In the end, an awareness of open source, of documentation and technical writing is raised, while participating open source organizations benefit from an improvement in their documentation. The R Project participated in GSoD as an open-source organization for the first time this year after several years of participating in Google Summer of Code (GSoC), another open-source program focused on coding.
The useR! conference
useR! is the main annual conference for the R user and developer community that is organized by a community of volunteers and supported by the R Foundation. It is organized by a different team of community organizers each year and has been held since 2004. The useR! conference program consists of both invited and user-contributed presentations in addition to tutorials and other social events.

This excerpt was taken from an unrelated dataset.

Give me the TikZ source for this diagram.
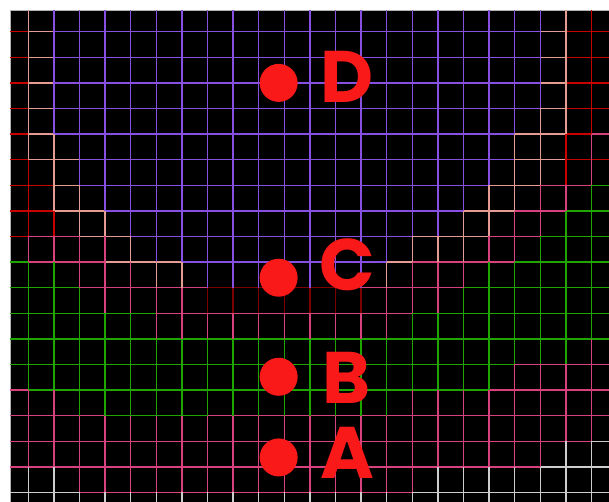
\documentclass[tikz,border=0pt]{standalone}
\usepackage{fontspec}
\newfontfamily\labelfont{Poppins}

\definecolor{gridred}{RGB}{200,0,0}
\definecolor{gridsalmon}{RGB}{228,155,145}
\definecolor{gridpurple}{RGB}{135,80,225}
\definecolor{gridpink}{RGB}{215,65,125}
\definecolor{gridgreen}{RGB}{30,165,0}
\definecolor{gridwhite}{RGB}{205,205,205}
\definecolor{griddark}{RGB}{125,0,0}
\definecolor{markred}{RGB}{250,25,25}

% edges of the black field, in grid units
\def\gL{-0.715}
\def\gR{22.684}
\def\gT{-0.848}
\def\gB{18.371}

\begin{document}
\begin{tikzpicture}[
    x=25.6pt, y=-25.6pt,
    gline/.style={line width=1.3pt},
    dot/.style={circle, fill=markred, minimum size=38pt, inner sep=0pt},
    letter/.style={text=markred, inner sep=0pt, font=\labelfont\bfseries\fontsize{73}{73}\selectfont}
]
\useasboundingbox (-1.1055,-1.238) rectangle (22.684,18.371);
\fill[white] (-1.1055,-1.238) rectangle (22.684,18.371);
\fill[black] (\gL,\gT) rectangle (\gR,\gB);
\draw[gray!60] (\gL,\gB) -- (\gL,\gT) -- (\gR,\gT);

% horizontal lines
\foreach \j in {0,...,3}
  \foreach \a/\b/\col in {\gL/0/gridred, 0/1/gridsalmon, 1/20/gridpurple, 20/21/gridsalmon, 21/\gR/gridred}
    \draw[gline, draw=\col] (\a,\j) -- (\b,\j);
\foreach \j/\a/\b/\col in {
    4/\gL/0/gridred, 4/0/1/gridsalmon, 4/1/19/gridpurple, 4/19/21/gridsalmon, 4/21/22/gridred, 4/22/\gR/gridpink,
    5/\gL/0/gridred, 5/0/2/gridsalmon, 5/2/19/gridpurple, 5/19/21/gridsalmon, 5/21/\gR/gridred,
    6/\gL/1/gridred, 6/1/2/gridsalmon, 6/2/18/gridpurple, 6/18/20/gridsalmon, 6/20/22/gridpink, 6/22/\gR/gridgreen,
    7/\gL/1/gridred, 7/1/3/gridsalmon, 7/3/17/gridpurple, 7/17/19/gridsalmon, 7/19/21/gridpink, 7/21/\gR/gridgreen,
    8/\gL/0/gridred, 8/0/2/gridpink, 8/2/4/gridsalmon, 8/4/15/gridpurple, 8/15/18/gridsalmon, 8/18/20/gridpink, 8/20/\gR/gridgreen,
    9/\gL/0/gridgreen, 9/0/3/gridpink, 9/3/6/gridsalmon, 9/6/14/gridpurple, 9/14/15/gridsalmon, 9/15/19/gridpink, 9/19/\gR/gridgreen,
    10/\gL/2/gridgreen, 10/2/7/gridpink, 10/7/13/griddark, 10/13/17/gridpink, 10/17/\gR/gridgreen,
    11/\gL/5/gridgreen, 11/5/15/gridpink, 11/15/\gR/gridgreen,
    12/\gL/\gR/gridgreen,
    13/\gL/19/gridgreen, 13/19/\gR/gridpink,
    14/\gL/0/gridpink, 14/0/18/gridgreen, 14/18/\gR/gridpink,
    15/\gL/3/gridpink, 15/3/7/gridgreen, 15/7/\gR/gridpink,
    16/\gL/22/gridpink, 16/22/\gR/gridwhite,
    17/\gL/20/gridpink, 17/20/\gR/gridwhite,
    18/\gL/2/gridwhite, 18/2/15/gridpink, 18/15/\gR/gridwhite}
  \draw[gline, draw=\col] (\a,\j) -- (\b,\j);

% vertical lines
\foreach \i in {7,...,13}
  \foreach \a/\b/\col in {\gT/10/gridpurple, 10/11/griddark, 11/12/gridpink, 12/15/gridgreen, 15/18/gridpink, 18/\gB/gridwhite}
    \draw[gline, draw=\col] (\i,\a) -- (\i,\b);
\foreach \i/\a/\b/\col in {
    0/\gT/5/gridsalmon, 0/5/8/gridred, 0/8/9/gridpink, 0/9/14/gridgreen, 0/14/17/gridpink, 0/17/\gB/gridwhite,
    1/\gT/4/gridpurple, 1/4/7/gridsalmon, 1/7/8/gridred, 1/8/9/gridpink, 1/9/14/gridgreen, 1/14/17/gridpink, 1/17/\gB/gridwhite,
    2/\gT/6/gridpurple, 2/6/8/gridsalmon, 2/8/10/gridpink, 2/10/15/gridgreen, 2/15/18/gridpink, 2/18/\gB/gridwhite,
    3/\gT/7/gridpurple, 3/7/8/gridsalmon, 3/8/11/gridpink, 3/11/15/gridgreen, 3/15/18/gridpink, 3/18/\gB/gridwhite,
    4/\gT/8/gridpurple, 4/8/9/gridsalmon, 4/9/11/gridpink, 4/11/15/gridgreen, 4/15/18/gridpink, 4/18/\gB/gridwhite,
    5/\gT/9/gridpurple, 5/9/10/gridsalmon, 5/10/12/gridpink, 5/12/15/gridgreen, 5/15/18/gridpink, 5/18/\gB/gridwhite,
    6/\gT/9/gridpurple, 6/9/10/gridsalmon, 6/10/12/gridpink, 6/12/15/gridgreen, 6/15/18/gridpink, 6/18/\gB/gridwhite,
    14/\gT/9/gridpurple, 14/9/10/gridsalmon, 14/10/12/gridpink, 14/12/15/gridgreen, 14/15/18/gridpink, 14/18/\gB/gridwhite,
    15/\gT/8/gridpurple, 15/8/9/gridsalmon, 15/9/11/gridpink, 15/11/14/gridgreen, 15/14/18/gridpink, 15/18/\gB/gridwhite,
    16/\gT/8/gridpurple, 16/8/9/gridsalmon, 16/9/11/gridpink, 16/11/14/gridgreen, 16/14/17/gridpink, 16/17/\gB/gridwhite,
    17/\gT/7/gridpurple, 17/7/9/gridsalmon, 17/9/10/gridpink, 17/10/14/gridgreen, 17/14/17/gridpink, 17/17/\gB/gridwhite,
    18/\gT/6/gridpurple, 18/6/8/gridsalmon, 18/8/9/gridpink, 18/9/14/gridgreen, 18/14/17/gridpink, 18/17/\gB/gridwhite,
    19/\gT/4/gridpurple, 19/4/7/gridsalmon, 19/7/9/gridpink, 19/9/13/gridgreen, 19/13/17/gridpink, 19/17/\gB/gridwhite,
    20/\gT/3/gridpurple, 20/3/6/gridsalmon, 20/6/8/gridpink, 20/8/13/gridgreen, 20/13/17/gridpink, 20/17/\gB/gridwhite,
    21/\gT/4/gridsalmon, 21/4/6/gridred, 21/6/7/gridpink, 21/7/13/gridgreen, 21/13/16/gridpink, 21/16/\gB/gridwhite,
    22/\gT/4/gridred, 22/4/6/gridpink, 22/6/12/gridgreen, 22/12/16/gridpink, 22/16/\gB/gridwhite}
  \draw[gline, draw=\col] (\i,\a) -- (\i,\b);

% points
\node[dot] (pD) at (9.78,2.0) {};
\node[dot] (pC) at (9.78,9.61) {};
\node[dot] (pB) at (9.78,13.48) {};
\node[dot] (pA) at (9.78,16.63) {};

\node[letter] (lD) at (12.45,1.75) {D};
\node[letter] (lC) at (12.45,9.11) {C};
\node[letter] (lB) at (12.45,13.51) {B};
\node[letter] (lA) at (12.45,16.46) {A};
\end{tikzpicture}
\end{document}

With so much historical information about useR! scattered around Git repositories, useR! websites, and organizers’ hard-disks, the R Project proposed to organize useR! documentation with two outputs- an information board and a knowledgebase. The knowledgebase was proposed to take the form of an online book, inspired by examples such as the satRdays knowledgebase. The information board was proposed as a dashboard to interactively browse historical information. These two projects were carried on concurrently over a span of 6 months (May - November, 2021) during which my primary responsibility as a technical writer was to curate historical useR! conference data and develop the information board with this data.
The Information board
Why an information board?
After participating in useR! 2021 as a part of the organizing committee, I identified several gaps within the organizational process that an information board could fill up. Organizers spend a lot of time looking for information from past useR! conference websites, past organizers, and other archives of un-structured or semi-structured data. This process repeats each year for every useR! conference and this seems to put a burden on past organizers or co-ordinators to continuously provide information to future organizers.

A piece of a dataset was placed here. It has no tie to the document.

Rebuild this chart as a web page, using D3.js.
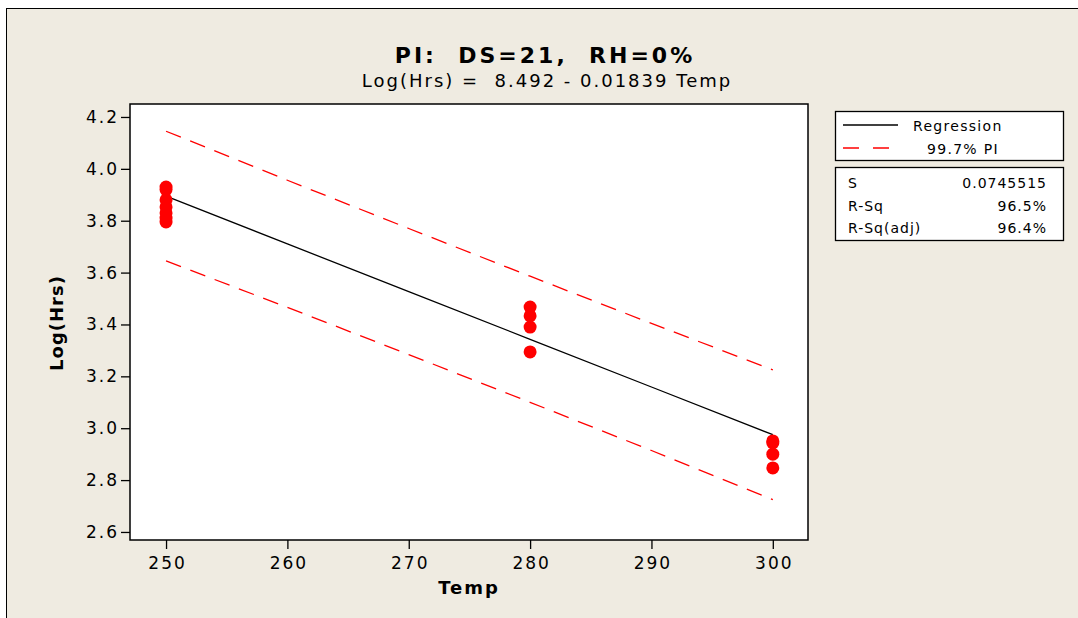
<!DOCTYPE html>
<html>
<head>
<meta charset="utf-8">
<script src="https://cdn.jsdelivr.net/npm/d3@7"></script>
<style>
  html, body { margin: 0; padding: 0; background: #fff; }
  svg text { font-family: "DejaVu Sans", Verdana, sans-serif; fill: #000; white-space: pre; }
</style>
</head>
<body>
<div id="chart"></div>
<script>
const temps250 = [250, 250, 250, 250, 250, 250, 250];
const logHrs250 = [3.93, 3.92, 3.88, 3.853, 3.83, 3.81, 3.795];
const temps280 = [280, 280, 280, 280];
const logHrs280 = [3.467, 3.433, 3.39, 3.294];
const temps300 = [300, 300, 300, 300];
const logHrs300 = [2.951, 2.943, 2.90, 2.847];

// fitted line and 99.7% prediction band
const fitTemps = [250, 260, 270, 280, 290, 300];
const fitValues = [3.8945, 3.7106, 3.5267, 3.3428, 3.1589, 2.975];
const piUpper = [4.145, 3.956, 3.770, 3.586, 3.404, 3.225];
const piLower = [3.645, 3.466, 3.284, 3.100, 2.914, 2.725];

const xTicks = [250, 260, 270, 280, 290, 300];
const yTicks = [2.6, 2.8, 3.0, 3.2, 3.4, 3.6, 3.8, 4.0, 4.2];

const statLabels = ['S', 'R-Sq', 'R-Sq(adj)'];
const statValues = ['0.0745515', '96.5%', '96.4%'];

const width = 1078, height = 618;
const plot = { left: 130, top: 104, right: 808, bottom: 540 };

const svg = d3.select('#chart').append('svg')
    .attr('width', width)
    .attr('height', height);

// frame
svg.append('rect')
    .attr('x', 6.5).attr('y', 8.5)
    .attr('width', width + 20).attr('height', height + 20)
    .attr('fill', '#efebe1')
    .attr('stroke', '#000');

const x = d3.scaleLinear().domain([247.03, 302.9]).range([plot.left, plot.right]);
const y = d3.scaleLinear().domain([2.569, 4.25]).range([plot.bottom, plot.top]);

svg.append('rect')
    .attr('x', plot.left).attr('y', plot.top)
    .attr('width', plot.right - plot.left).attr('height', plot.bottom - plot.top)
    .attr('fill', '#fff')
    .attr('stroke', '#000').attr('stroke-width', 1.5);

// axes
const xAxis = svg.append('g')
    .attr('transform', `translate(0,${plot.bottom})`)
    .call(d3.axisBottom(x).tickValues(xTicks).tickSize(9).tickPadding(8).tickFormat(d3.format('d')));
const yAxis = svg.append('g')
    .attr('transform', `translate(${plot.left},0)`)
    .call(d3.axisLeft(y).tickValues(yTicks).tickSize(9).tickPadding(2).tickFormat(d3.format('.1f')));
[xAxis, yAxis].forEach(g => {
    g.select('.domain').remove();
    g.selectAll('line').attr('stroke', '#000').attr('stroke-width', 1.3);
    g.selectAll('text')
        .style('font-size', '17px')
        .style('letter-spacing', '2px')
        .attr('fill', '#000');
});
xAxis.selectAll('text').attr('dx', 1);

// prediction interval
const line = d3.line()
    .x(d => x(d[0]))
    .y(d => y(d[1]));

[piUpper, piLower].forEach(vals => {
    svg.append('path')
        .datum(fitTemps.map((t, i) => [t, vals[i]]))
        .attr('d', line)
        .attr('fill', 'none')
        .attr('stroke', '#ff0000')
        .attr('stroke-width', 1.3)
        .attr('stroke-dasharray', '16,10');
});

// regression line
svg.append('path')
    .datum(fitTemps.map((t, i) => [t, fitValues[i]]))
    .attr('d', line)
    .attr('fill', 'none')
    .attr('stroke', '#000')
    .attr('stroke-width', 1.3);

// points
const pts = [];
[[temps250, logHrs250], [temps280, logHrs280], [temps300, logHrs300]].forEach(([ts, vs]) => {
    ts.forEach((t, i) => pts.push([t, vs[i]]));
});
svg.append('g').selectAll('circle')
    .data(pts)
    .join('circle')
    .attr('cx', d => x(d[0]))
    .attr('cy', d => y(d[1]))
    .attr('r', 6.5)
    .attr('fill', '#ff0000');

// titles
svg.append('text')
    .attr('x', 545).attr('y', 63)
    .attr('text-anchor', 'middle')
    .style('font-size', '22px').style('font-weight', 'bold')
    .style('letter-spacing', '3px')
    .text('PI:  DS=21,  RH=0%');
svg.append('text')
    .attr('x', 547).attr('y', 87)
    .attr('text-anchor', 'middle')
    .style('font-size', '18px')
    .style('letter-spacing', '2px')
    .text('Log(Hrs) =  8.492 - 0.01839 Temp');

svg.append('text')
    .attr('x', 469).attr('y', 594)
    .attr('text-anchor', 'middle')
    .style('font-size', '18px').style('font-weight', 'bold')
    .style('letter-spacing', '2px')
    .text('Temp');
svg.append('text')
    .attr('transform', 'translate(63,323) rotate(-90)')
    .attr('text-anchor', 'middle')
    .style('font-size', '18px').style('font-weight', 'bold')
    .style('letter-spacing', '1px')
    .text('Log(Hrs)');

// legend
const legend = svg.append('g');
legend.append('rect')
    .attr('x', 835.5).attr('y', 111.5).attr('width', 228).attr('height', 49)
    .attr('fill', '#fff').attr('stroke', '#000').attr('stroke-width', 1.3);
legend.append('line')
    .attr('x1', 843).attr('x2', 898).attr('y1', 125).attr('y2', 125)
    .attr('stroke', '#000').attr('stroke-width', 1.3);
legend.append('line')
    .attr('x1', 843).attr('x2', 898).attr('y1', 148).attr('y2', 148)
    .attr('stroke', '#ff0000').attr('stroke-width', 1.3)
    .attr('stroke-dasharray', '16,14');
legend.append('text').attr('x', 913).attr('y', 131)
    .style('font-size', '14px').style('letter-spacing', '1.3px').text('Regression');
legend.append('text').attr('x', 927).attr('y', 154)
    .style('font-size', '14px').style('letter-spacing', '1.3px').text('99.7% PI');

legend.append('rect')
    .attr('x', 835.5).attr('y', 167.5).attr('width', 228).attr('height', 73)
    .attr('fill', '#fff').attr('stroke', '#000').attr('stroke-width', 1.3);
statLabels.forEach((s, i) => {
    legend.append('text').attr('x', 848).attr('y', 188 + i * 22.5)
        .style('font-size', '14px').style('letter-spacing', '1px').text(s);
    legend.append('text').attr('x', 1047).attr('y', 188 + i * 22.5)
        .attr('text-anchor', 'end')
        .style('font-size', '14px').style('letter-spacing', '1px').text(statValues[i]);
});
</script>
</body>
</html>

To fill in these gaps, I proposed to: - gather data in a structured format for at least the past six useR! conferences - build a dashboard using this data-set - structure things in such a way that updating the data files leads to an updated dashboard after a rebuild process
The final product could be found by accessing the following URL: https://bit.ly/infoboard-cynkra
Use cases
A typical useR! conference program consists of keynotes, regular talks, lightning talks, poster sessions, tutorials and social events. The organizing team for each conference would need to identify keynote speakers, select talks and tutorials, and determine which social events to offer. In addition to those, the organizing team would need to set up partnerships for the conference - sponsors (that can contribute in different ways) and partner organizations. To prospective organizers who have never organized useR! or a conference of such capacity, it is burdensome to sift through 15+ past useR! websites to search out the type of tutorials that have been offered in the past, the number of keynote presentations to offer and around what topics, or what kind of social events to host.
It is difficult to ascertain if a talk has been presented in a useR! in the past without access to structured and filterable historical data.

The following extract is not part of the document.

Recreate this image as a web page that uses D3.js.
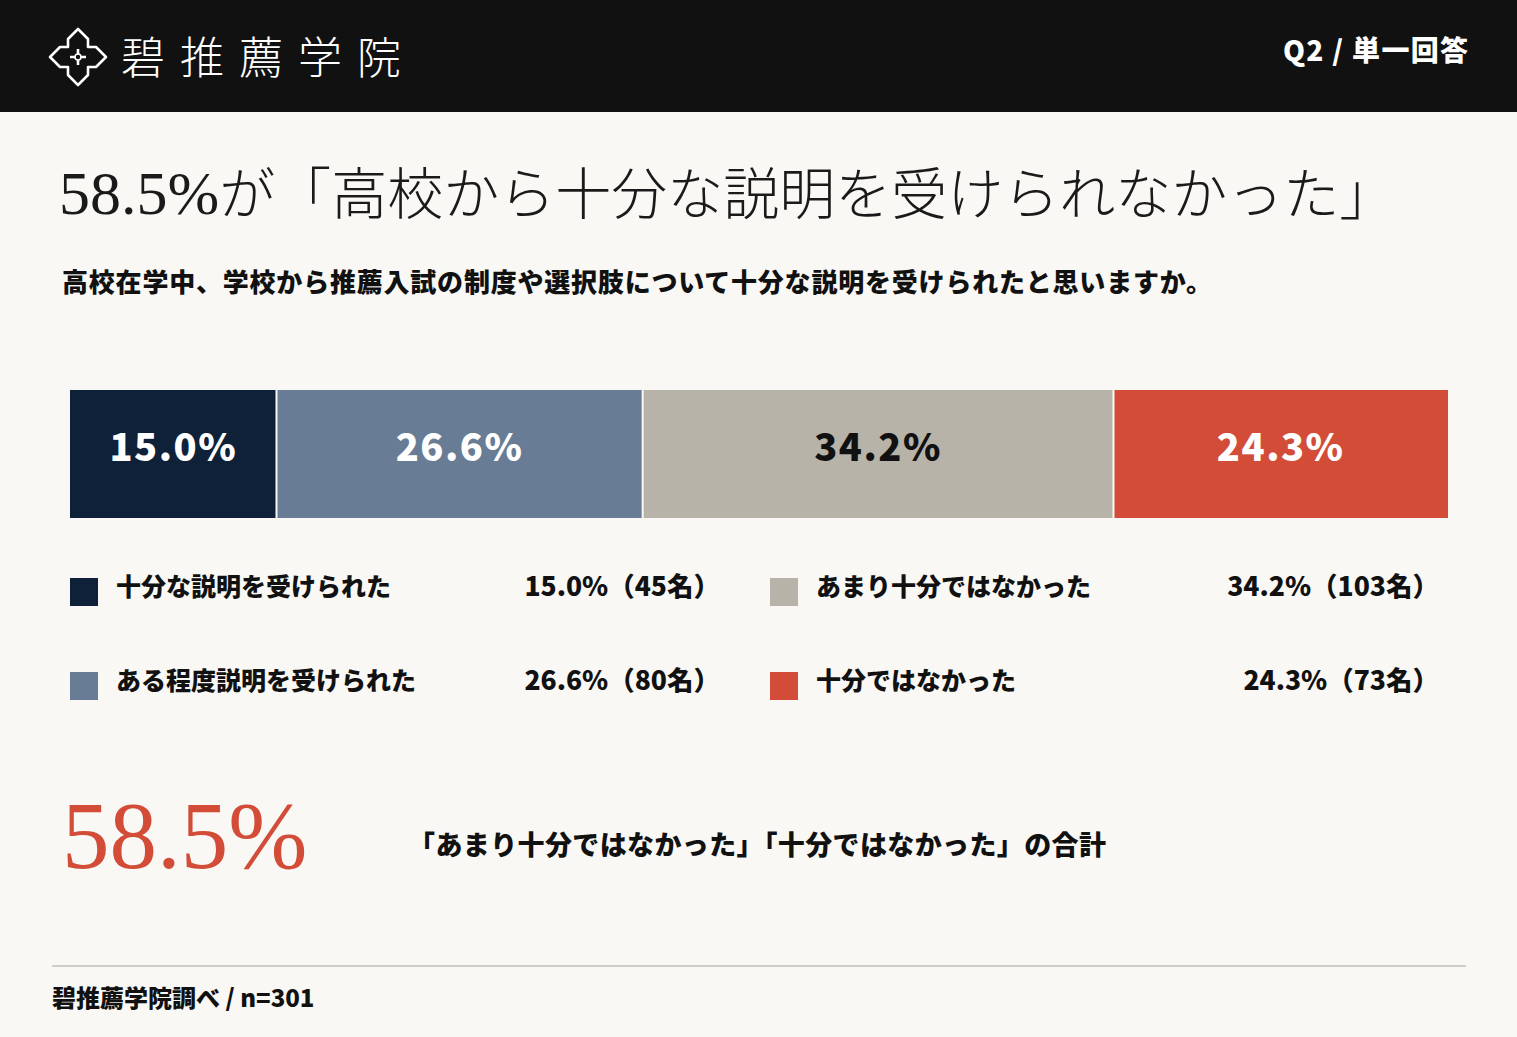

Furthermore, with diversity and inclusion in mind, it could be difficult to determine presenters that have already presented many times before (perhaps on a similar topic) and those from under-represented groups that have only had a few chances to present talks at a useR!
For organizers to target sponsors who are interested in R and who may have sponsored in the past within the location of the conference is hard without data-driven assistance. For potential sponsors, it provides some insight into the scope and reach of useR! conferences.
For entities like the R Foundation, R Consortium and R Forwards, the information board provides an easy way to gain insights into the history of useR! while planning for the future in a global and diverse context.
Other conferences beyond useR! could benefit from the information board as it provides organized data around people, organizations, and presentations that could be helpful in planning local and regional R events.
Tools
I used flexdashboard
for the structure and layout of the dashboard, echarts4r
for charts, and reactable
for interactive tables.
Technical information
The source for this dashboard lives in a GitLab repository where issues or merge requests can be raised.
All the data are located in the data directory and a description of the years which each dataset covers.
The charts and tables are produced from scripts in the R directory - hopefully making it easier to reproduce them or use them in other contexts.
The sidebar menu, footer and JavaScript codes are saved as HTML fragments that are included via the YAML header of the index.Rmd
file.
License
The data is available for download under a CC BY 4.0 license, while the R code is available under a GPL-3.0 license.
Technical Writing experience
Having written R articles for Open Data Science in the past, the experience gained from this GSoD project improved my technical writing and project management skills. In a collaborative sense: I received and implemented feedback several times a month from different volunteers across several timezones, while working to produce the deliverable per project-phase and covering the general scope of the project.
Acknowledgements
This project would not have been possible at this time without support from Google via the GSoD program. Much appreciation goes to the GSoD admins for the R Project - Heather Turner and Matt Bannert - who did a lot of admin work from the proposal to the final report. I also appreciate Noa Tamir, who excellently managed the week-to-week supervision of this work. I appreciate the help I received from several volunteers on this project including past organizers who provided data from their archives.
Finally, cynkra is passionate about open-source and the R community, and this has provided an enabling environment for this project to succeed and to continue succeeding.